Take cubism, for instance. It turns out we’re not really responding to Picasso’s bold challenge to sequential representation or some still deeper current of imagination. Rather, Picasso is using “careful distortion” such as emphasis or exaggeration to “intensify reality.” Art, in other words, is an optical illusion, and artists the fledgling “neuroscientists” who first figured this out. (Cats apparently introduce a subtle whine to their purring that our brains find it difficult to ignore. Behold! Cats are neuroscientists.)
The position Lehrer synthesizes is the modern day equivalent of saying that pushpin is as good as poetry. It is utterly inadequate as an account of our relationship with visual art. Even if the allure of Cézanne’s minimal Mona Lisa could be explained through the insight that “[t]he mind delights in filing in blanks,” what of Magritte’s Ceci Nes’t Pas Une Pipe? Or what about Duchamp’s Mona Lisa? Does Duchamp exploit the “neural mustache bias”?

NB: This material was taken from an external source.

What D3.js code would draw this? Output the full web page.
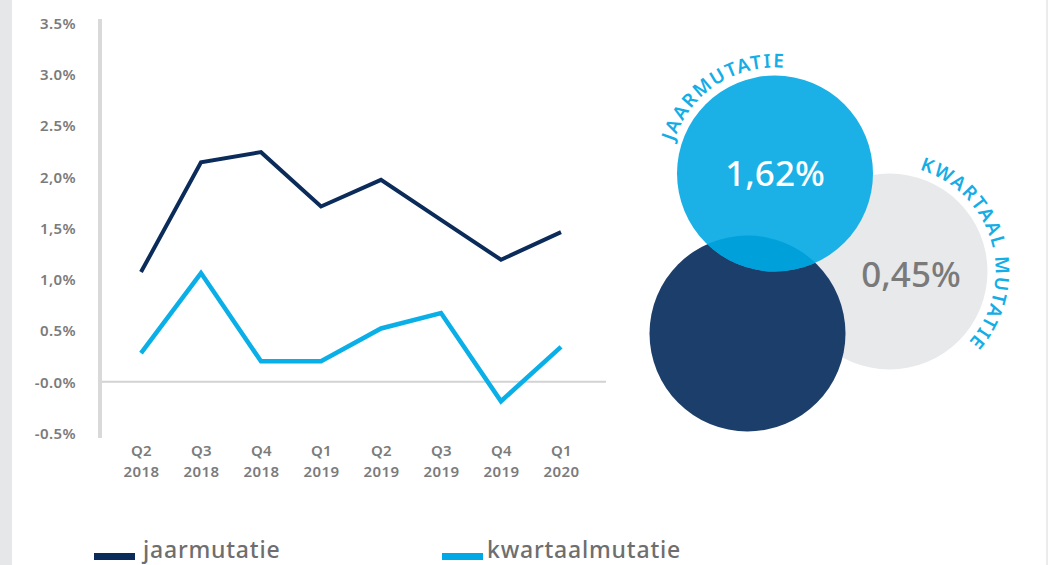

Maybe I’m over-reading Lehrer. Maybe the idea is that neuroscience is to art what physics is to tennis. Andy Roddick couldn’t tell you much about friction or momentum, but these phenomena sure make it difficult to return his serve.
If so, “neuroaesthetics” confuses mechanism with meaning. And it probably doesn’t add much even there: everyone knows that certain techniques of art, such as perspective, trick the brain in some way. Knowing the exact mechanism cannot resolve any central “mystery” of art.
The brain is ridiculously complex and good neuroscientists spend a lot of time learning about it. This cannot leave much room for the study of art. Maybe neuroaesthetics should focus on unlocking the nagging mystery of, say, the placebo effect, and leave art its little mustache.